Exercise aim =
Wherever a line in the data below holds "with", copy that line.

Supplied data =

□ □ □ □ □

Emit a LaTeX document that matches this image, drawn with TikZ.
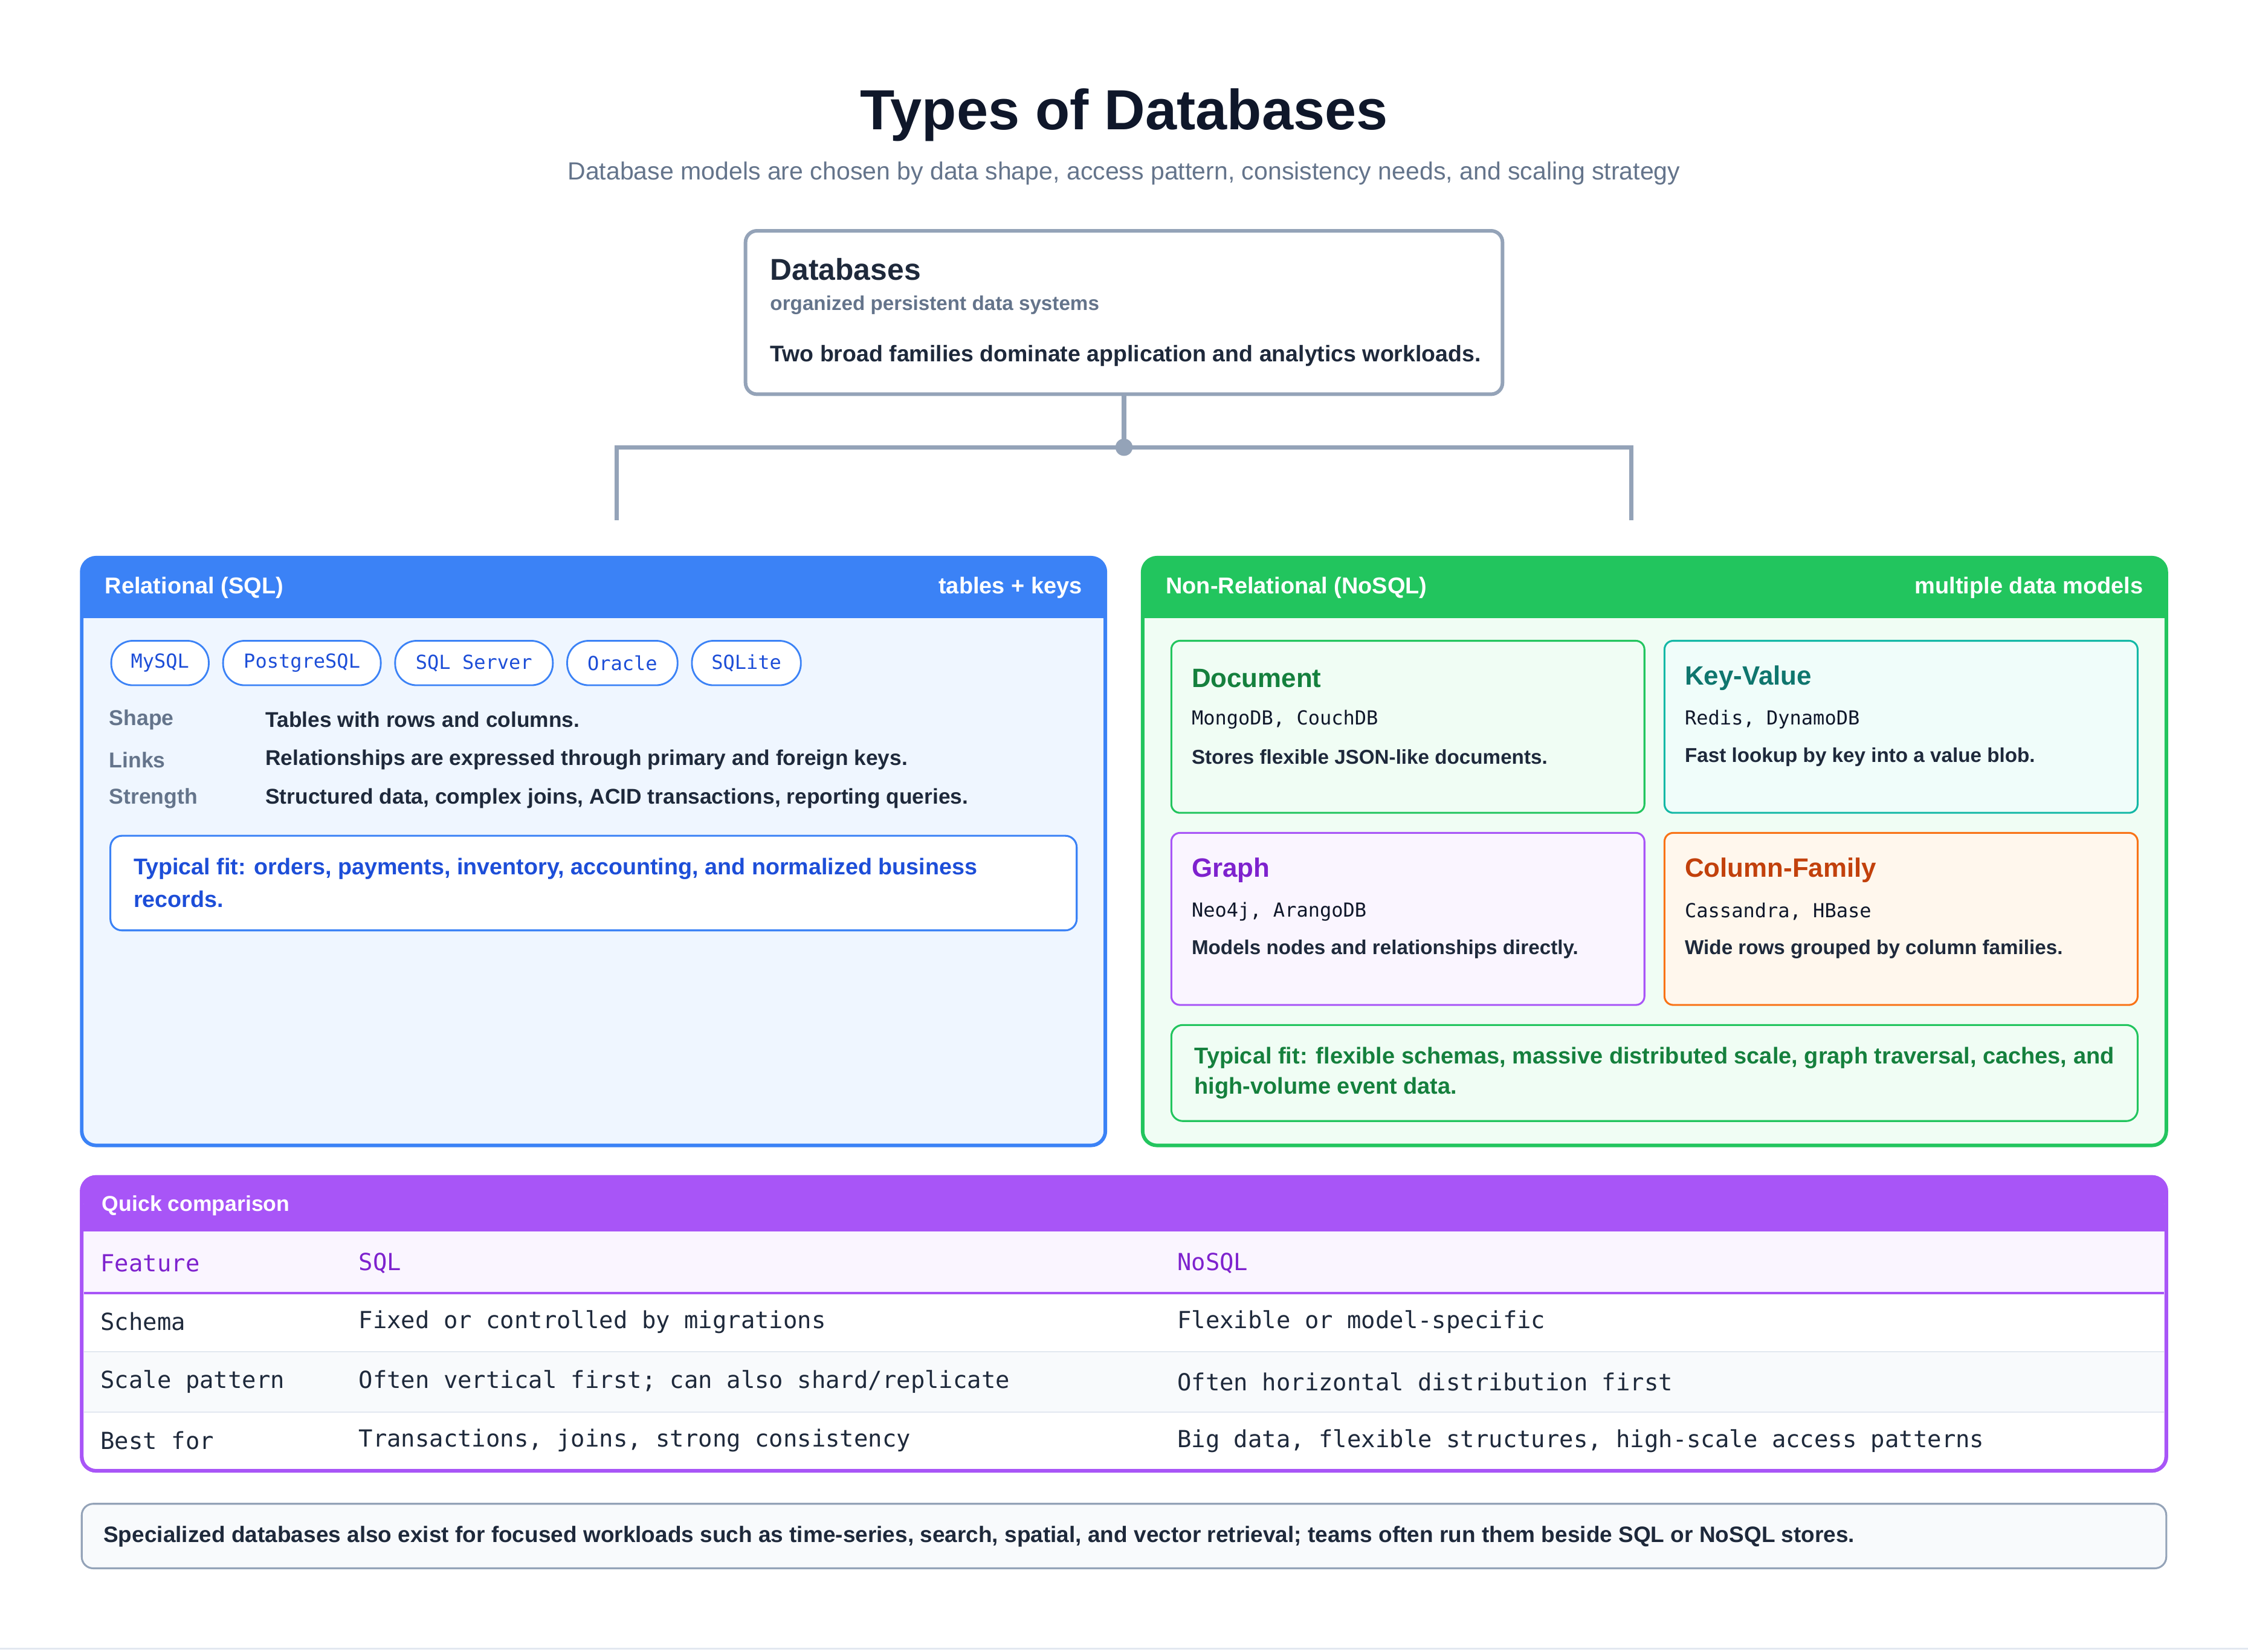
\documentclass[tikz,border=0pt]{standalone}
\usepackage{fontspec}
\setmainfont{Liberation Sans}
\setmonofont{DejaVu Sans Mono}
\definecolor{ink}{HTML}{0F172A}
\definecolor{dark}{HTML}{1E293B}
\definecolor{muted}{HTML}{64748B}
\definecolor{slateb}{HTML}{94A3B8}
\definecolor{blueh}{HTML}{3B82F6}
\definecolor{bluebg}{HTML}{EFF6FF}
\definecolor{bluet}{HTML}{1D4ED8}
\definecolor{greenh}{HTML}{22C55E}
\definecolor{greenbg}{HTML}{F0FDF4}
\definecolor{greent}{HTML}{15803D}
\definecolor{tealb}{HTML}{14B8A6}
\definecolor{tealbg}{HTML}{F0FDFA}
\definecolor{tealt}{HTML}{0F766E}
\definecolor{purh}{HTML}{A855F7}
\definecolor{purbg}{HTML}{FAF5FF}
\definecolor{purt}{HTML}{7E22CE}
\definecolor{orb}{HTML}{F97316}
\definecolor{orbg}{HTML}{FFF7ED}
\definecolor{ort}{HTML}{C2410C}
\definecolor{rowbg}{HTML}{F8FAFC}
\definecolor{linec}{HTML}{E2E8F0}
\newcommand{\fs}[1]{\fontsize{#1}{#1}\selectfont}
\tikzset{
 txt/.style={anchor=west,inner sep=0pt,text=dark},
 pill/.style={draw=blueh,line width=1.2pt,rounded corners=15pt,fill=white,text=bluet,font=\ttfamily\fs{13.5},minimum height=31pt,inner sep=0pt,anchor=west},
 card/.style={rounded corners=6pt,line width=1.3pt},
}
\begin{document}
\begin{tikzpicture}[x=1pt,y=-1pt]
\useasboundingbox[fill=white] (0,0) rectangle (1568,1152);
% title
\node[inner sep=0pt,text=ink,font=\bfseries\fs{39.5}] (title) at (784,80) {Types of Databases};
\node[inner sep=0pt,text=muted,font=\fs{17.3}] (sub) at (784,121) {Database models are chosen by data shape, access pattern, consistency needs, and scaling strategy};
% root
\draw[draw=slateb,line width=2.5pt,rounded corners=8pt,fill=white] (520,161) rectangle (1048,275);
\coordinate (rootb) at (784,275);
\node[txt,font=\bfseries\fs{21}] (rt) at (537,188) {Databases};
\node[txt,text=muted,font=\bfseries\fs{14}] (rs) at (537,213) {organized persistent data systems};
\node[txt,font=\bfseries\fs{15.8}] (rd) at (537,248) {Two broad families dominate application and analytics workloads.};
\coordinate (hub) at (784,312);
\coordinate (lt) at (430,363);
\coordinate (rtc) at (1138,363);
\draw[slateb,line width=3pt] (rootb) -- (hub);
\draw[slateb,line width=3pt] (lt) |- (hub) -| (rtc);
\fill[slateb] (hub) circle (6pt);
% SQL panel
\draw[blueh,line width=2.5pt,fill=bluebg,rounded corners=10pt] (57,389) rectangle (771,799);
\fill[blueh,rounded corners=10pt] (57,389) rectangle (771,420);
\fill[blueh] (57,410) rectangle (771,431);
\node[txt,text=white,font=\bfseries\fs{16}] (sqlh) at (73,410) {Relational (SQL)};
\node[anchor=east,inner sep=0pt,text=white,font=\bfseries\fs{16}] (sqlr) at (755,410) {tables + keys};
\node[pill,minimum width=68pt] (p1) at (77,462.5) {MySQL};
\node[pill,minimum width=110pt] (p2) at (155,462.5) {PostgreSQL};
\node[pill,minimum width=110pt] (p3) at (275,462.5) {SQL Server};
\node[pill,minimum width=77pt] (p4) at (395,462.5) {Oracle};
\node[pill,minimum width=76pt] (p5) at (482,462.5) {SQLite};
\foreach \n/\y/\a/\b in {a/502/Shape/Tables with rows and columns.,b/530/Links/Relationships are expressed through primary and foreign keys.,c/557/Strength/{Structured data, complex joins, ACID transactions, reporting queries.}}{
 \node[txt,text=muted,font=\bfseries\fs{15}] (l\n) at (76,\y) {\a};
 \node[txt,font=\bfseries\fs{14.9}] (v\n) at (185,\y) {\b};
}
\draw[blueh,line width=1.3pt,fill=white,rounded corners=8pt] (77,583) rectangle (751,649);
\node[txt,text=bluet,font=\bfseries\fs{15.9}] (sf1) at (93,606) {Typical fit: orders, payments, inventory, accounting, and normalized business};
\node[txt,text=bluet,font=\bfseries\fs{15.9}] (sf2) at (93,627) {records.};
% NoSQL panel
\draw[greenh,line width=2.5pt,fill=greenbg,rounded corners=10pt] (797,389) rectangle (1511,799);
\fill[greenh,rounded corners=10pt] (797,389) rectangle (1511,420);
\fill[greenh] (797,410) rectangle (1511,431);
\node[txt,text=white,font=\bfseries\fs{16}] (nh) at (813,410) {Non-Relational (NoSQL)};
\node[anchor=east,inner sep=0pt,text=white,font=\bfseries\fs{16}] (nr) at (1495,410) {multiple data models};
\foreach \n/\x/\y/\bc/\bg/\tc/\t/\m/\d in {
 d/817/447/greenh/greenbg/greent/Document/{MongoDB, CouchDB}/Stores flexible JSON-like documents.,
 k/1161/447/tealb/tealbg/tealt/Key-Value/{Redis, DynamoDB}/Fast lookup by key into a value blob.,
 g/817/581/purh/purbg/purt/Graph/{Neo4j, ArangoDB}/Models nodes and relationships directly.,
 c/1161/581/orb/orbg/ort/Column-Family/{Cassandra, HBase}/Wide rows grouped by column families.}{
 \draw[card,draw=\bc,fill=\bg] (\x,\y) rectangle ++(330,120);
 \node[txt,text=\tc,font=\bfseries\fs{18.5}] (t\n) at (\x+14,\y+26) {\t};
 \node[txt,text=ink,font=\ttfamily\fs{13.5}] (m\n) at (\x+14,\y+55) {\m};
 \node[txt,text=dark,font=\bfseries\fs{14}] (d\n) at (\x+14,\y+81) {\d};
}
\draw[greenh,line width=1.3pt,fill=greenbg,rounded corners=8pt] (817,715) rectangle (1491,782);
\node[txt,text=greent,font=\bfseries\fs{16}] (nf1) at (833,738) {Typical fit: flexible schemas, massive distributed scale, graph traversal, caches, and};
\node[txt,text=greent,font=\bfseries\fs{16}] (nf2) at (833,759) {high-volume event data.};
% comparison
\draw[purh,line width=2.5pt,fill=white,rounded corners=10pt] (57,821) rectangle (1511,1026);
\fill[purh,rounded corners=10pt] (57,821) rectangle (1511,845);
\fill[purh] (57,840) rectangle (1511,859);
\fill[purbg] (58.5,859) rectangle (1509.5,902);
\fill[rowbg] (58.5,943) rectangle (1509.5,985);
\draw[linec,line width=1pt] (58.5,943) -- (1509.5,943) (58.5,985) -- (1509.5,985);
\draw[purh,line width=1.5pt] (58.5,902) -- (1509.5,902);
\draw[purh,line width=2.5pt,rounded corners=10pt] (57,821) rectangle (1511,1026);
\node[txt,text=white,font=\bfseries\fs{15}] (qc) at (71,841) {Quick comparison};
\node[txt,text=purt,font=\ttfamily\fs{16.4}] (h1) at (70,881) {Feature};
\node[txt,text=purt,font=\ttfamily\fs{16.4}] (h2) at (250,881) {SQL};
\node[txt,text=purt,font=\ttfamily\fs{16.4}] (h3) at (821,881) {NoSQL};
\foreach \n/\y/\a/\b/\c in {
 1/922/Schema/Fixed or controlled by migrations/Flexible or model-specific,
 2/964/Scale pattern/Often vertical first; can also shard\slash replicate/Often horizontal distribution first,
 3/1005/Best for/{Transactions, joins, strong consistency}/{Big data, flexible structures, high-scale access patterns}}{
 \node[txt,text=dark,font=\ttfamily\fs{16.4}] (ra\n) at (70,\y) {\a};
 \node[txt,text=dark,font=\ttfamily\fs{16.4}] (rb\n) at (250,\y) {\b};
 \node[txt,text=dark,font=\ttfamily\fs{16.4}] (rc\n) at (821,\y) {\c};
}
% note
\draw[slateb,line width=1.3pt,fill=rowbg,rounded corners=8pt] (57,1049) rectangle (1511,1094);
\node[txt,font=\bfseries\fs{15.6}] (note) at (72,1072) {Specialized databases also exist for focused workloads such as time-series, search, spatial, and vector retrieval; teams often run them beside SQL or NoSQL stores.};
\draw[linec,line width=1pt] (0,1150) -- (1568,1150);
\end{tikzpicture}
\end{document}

□ □ □ □ □

Complete output =
Emit a LaTeX document that matches this image, drawn with TikZ.
\foreach \n/\y/\a/\b in {a/502/Shape/Tables with rows and columns.,b/530/Links/Relationships are expressed through primary and foreign keys.,c/557/Strength/{Structured data, complex joins, ACID transactions, reporting queries.}}{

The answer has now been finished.